> [Data entries]:
────────────────────

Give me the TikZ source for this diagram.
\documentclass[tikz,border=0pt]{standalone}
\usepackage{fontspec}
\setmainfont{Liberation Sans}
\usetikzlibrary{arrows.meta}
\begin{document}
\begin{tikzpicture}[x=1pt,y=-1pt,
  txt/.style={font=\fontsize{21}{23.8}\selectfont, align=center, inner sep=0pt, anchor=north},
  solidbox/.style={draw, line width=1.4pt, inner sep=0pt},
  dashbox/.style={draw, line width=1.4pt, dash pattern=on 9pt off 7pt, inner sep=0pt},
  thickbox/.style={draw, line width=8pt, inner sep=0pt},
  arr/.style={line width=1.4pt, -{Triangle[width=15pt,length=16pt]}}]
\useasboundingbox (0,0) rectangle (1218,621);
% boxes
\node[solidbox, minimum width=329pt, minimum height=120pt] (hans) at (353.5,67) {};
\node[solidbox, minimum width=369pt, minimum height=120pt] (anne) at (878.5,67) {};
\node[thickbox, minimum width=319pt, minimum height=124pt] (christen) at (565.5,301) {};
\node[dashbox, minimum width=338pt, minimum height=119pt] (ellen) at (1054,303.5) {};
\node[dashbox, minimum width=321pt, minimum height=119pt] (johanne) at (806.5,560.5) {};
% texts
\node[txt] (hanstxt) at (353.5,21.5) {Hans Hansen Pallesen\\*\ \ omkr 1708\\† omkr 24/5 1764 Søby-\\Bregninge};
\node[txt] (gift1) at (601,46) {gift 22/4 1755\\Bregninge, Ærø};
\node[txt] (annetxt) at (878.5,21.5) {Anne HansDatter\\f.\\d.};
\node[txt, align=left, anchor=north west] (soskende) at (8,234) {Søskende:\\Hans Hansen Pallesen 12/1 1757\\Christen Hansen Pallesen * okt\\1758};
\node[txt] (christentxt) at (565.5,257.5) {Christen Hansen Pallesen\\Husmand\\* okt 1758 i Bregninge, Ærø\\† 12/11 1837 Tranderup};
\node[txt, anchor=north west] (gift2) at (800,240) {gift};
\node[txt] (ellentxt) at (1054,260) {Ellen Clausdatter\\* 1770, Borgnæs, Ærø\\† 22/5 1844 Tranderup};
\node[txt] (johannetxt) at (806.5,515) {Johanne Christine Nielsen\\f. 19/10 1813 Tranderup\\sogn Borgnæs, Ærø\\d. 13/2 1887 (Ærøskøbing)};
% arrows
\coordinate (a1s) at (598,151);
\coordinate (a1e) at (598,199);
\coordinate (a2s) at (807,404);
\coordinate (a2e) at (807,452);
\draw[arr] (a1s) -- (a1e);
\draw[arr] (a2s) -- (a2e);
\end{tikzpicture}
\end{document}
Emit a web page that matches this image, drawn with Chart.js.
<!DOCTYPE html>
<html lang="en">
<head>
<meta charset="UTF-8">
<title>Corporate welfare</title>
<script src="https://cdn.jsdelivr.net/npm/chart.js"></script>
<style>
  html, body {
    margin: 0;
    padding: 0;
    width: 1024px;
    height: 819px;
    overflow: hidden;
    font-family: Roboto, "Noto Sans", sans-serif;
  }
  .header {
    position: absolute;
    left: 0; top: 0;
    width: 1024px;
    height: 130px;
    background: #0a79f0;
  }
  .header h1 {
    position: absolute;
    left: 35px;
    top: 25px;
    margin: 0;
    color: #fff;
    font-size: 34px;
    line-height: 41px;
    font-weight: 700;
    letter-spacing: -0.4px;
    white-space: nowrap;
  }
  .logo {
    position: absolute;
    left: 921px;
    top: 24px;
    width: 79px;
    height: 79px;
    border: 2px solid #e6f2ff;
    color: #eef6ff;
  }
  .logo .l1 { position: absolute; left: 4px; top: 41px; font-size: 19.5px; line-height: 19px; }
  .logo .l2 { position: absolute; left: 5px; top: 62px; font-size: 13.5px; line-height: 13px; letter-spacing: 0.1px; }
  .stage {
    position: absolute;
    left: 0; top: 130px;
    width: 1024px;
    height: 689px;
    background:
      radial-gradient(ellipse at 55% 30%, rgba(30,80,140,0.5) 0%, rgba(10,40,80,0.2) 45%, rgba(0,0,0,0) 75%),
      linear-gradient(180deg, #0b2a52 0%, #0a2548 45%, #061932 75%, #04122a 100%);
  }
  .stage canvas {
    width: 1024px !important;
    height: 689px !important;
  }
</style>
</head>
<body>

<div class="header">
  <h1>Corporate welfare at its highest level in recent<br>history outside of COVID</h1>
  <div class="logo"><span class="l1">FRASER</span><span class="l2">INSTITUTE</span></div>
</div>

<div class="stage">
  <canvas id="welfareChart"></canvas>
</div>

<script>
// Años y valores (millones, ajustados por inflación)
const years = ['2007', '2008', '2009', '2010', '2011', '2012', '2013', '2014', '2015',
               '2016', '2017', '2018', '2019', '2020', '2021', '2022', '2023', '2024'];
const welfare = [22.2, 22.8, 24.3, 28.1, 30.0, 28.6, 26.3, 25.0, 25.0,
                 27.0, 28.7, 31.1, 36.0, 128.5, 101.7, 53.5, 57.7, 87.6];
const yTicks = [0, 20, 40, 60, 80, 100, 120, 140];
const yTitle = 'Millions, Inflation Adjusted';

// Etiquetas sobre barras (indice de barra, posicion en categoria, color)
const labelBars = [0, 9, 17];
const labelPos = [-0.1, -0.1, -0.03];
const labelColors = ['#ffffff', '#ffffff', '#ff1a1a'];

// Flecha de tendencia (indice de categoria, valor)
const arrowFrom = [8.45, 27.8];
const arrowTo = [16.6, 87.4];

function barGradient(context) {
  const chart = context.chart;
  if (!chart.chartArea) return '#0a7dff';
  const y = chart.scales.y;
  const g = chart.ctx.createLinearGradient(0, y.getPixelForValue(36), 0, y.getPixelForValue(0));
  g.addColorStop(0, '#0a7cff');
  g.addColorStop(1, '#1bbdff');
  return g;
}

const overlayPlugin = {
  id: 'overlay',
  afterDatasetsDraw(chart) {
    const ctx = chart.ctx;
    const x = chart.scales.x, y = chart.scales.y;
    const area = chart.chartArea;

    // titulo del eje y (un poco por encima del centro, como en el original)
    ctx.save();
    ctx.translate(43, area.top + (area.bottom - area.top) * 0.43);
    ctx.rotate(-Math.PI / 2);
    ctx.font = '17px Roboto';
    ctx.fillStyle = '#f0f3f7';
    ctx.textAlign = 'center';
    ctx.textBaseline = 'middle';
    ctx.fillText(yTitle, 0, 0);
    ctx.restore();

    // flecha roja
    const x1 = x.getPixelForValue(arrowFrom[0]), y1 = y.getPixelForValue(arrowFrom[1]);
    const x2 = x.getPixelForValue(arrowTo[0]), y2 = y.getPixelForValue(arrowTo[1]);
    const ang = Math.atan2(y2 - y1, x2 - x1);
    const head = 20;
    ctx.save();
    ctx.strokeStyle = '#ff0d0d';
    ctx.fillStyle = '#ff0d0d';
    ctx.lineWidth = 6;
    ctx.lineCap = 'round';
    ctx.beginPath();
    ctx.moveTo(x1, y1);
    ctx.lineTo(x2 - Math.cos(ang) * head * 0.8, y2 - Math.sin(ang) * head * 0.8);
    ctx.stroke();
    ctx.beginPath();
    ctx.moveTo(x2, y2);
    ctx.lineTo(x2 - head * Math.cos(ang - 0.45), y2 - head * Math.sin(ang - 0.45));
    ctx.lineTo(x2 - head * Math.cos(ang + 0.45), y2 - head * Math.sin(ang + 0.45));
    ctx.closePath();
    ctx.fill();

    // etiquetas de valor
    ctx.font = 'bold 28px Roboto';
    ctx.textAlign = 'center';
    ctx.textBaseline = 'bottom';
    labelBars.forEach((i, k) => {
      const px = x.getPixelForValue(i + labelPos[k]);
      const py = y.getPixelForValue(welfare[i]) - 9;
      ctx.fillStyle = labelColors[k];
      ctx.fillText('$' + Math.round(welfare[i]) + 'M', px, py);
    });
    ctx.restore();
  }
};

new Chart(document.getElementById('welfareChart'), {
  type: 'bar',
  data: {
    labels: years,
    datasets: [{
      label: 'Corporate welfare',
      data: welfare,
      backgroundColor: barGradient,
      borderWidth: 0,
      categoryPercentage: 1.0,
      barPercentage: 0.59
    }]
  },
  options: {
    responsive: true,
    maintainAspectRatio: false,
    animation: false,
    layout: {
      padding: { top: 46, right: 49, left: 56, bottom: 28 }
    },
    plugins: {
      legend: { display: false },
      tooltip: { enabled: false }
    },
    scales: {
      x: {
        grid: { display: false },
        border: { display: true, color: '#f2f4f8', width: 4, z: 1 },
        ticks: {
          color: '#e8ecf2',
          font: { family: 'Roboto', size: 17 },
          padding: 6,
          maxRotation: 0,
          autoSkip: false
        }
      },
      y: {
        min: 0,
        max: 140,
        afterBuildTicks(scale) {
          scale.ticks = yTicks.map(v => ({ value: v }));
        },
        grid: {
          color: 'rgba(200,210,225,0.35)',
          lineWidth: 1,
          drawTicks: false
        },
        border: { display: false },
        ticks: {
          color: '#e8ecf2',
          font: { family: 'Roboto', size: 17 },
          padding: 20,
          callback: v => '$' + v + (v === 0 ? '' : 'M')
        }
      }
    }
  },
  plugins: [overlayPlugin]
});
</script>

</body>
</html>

────────────────────

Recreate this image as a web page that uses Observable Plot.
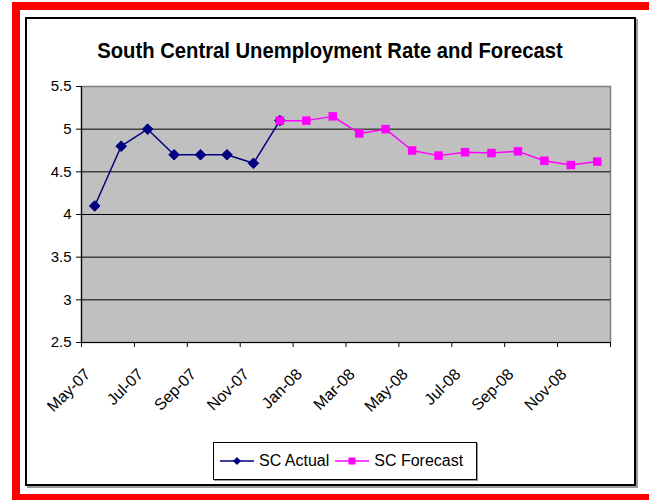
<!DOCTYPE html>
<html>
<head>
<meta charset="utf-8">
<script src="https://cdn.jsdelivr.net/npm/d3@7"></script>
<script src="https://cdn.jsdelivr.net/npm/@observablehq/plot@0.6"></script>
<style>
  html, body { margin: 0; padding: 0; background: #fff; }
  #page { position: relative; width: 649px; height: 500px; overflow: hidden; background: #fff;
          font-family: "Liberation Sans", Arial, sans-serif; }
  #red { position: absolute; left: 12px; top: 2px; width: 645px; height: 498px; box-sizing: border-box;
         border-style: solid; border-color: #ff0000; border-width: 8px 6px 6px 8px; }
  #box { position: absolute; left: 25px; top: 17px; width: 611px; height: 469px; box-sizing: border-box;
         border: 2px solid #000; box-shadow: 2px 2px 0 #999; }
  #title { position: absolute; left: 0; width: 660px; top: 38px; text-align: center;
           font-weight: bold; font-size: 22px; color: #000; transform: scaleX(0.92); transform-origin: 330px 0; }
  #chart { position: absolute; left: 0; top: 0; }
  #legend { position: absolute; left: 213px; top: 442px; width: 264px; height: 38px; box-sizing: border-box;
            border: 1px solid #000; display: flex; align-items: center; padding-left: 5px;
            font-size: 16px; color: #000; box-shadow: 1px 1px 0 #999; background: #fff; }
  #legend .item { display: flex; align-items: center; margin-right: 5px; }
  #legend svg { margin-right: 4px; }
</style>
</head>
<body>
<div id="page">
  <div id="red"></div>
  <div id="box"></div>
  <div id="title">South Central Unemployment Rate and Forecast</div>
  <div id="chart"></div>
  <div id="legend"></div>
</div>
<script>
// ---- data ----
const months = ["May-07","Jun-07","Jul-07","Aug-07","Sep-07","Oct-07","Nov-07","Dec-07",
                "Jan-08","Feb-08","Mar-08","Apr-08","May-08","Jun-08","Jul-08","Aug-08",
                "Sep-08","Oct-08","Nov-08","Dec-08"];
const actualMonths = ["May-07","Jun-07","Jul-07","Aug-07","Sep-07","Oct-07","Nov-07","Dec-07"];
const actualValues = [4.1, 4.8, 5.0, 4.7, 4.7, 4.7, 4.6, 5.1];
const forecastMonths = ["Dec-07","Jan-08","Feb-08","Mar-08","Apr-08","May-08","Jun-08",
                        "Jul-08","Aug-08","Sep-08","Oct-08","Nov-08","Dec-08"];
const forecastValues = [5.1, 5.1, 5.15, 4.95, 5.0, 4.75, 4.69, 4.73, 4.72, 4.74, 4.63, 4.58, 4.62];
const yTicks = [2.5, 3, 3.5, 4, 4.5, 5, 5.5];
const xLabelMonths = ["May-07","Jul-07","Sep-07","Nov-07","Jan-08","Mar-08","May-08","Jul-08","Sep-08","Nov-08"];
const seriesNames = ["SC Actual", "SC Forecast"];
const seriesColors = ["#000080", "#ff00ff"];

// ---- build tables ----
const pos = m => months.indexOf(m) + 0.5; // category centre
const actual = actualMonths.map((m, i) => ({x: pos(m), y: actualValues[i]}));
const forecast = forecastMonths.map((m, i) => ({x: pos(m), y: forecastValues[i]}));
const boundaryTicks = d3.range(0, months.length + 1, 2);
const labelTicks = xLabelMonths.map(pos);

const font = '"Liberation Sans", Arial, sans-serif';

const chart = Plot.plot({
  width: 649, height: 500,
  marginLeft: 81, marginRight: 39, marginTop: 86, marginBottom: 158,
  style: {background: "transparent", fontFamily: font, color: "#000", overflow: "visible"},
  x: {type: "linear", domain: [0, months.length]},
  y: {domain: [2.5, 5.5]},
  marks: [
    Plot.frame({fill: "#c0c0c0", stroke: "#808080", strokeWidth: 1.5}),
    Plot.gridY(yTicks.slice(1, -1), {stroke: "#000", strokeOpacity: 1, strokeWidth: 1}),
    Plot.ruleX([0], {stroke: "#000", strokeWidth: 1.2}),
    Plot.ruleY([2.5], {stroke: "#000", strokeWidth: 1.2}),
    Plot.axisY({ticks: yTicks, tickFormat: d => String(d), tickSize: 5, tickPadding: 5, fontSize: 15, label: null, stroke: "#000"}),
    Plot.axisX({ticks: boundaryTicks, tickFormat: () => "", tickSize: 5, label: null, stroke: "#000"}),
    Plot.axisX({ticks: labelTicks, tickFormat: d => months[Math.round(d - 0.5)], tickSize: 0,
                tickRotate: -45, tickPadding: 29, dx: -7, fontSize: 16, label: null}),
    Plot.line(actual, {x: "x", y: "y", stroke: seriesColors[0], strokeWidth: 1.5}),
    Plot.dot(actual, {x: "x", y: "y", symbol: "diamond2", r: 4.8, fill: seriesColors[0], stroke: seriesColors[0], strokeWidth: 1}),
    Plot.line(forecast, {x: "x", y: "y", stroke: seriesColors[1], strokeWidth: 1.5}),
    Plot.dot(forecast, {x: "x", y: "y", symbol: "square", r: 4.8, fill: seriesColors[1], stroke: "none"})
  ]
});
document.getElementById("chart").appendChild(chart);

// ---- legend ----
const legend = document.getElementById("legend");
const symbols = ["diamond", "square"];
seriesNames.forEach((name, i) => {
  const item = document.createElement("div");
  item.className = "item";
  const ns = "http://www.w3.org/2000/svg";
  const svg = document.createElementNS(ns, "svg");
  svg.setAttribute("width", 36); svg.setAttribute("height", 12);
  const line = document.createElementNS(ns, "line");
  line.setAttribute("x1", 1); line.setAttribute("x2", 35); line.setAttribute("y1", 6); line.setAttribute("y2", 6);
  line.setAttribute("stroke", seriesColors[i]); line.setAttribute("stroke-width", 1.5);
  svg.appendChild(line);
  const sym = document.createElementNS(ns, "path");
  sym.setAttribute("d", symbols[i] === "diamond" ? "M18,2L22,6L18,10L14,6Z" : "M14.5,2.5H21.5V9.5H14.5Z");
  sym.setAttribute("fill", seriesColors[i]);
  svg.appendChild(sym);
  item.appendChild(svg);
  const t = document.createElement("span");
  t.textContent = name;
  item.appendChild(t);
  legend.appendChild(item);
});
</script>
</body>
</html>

────────────────────

> [What is needed]: Go through the data above and find the lines with the word "this". Copy each of those lines.

> [Exercise response]:
Give me the TikZ source for this diagram.
Emit a web page that matches this image, drawn with Chart.js.
Recreate this image as a web page that uses Observable Plot.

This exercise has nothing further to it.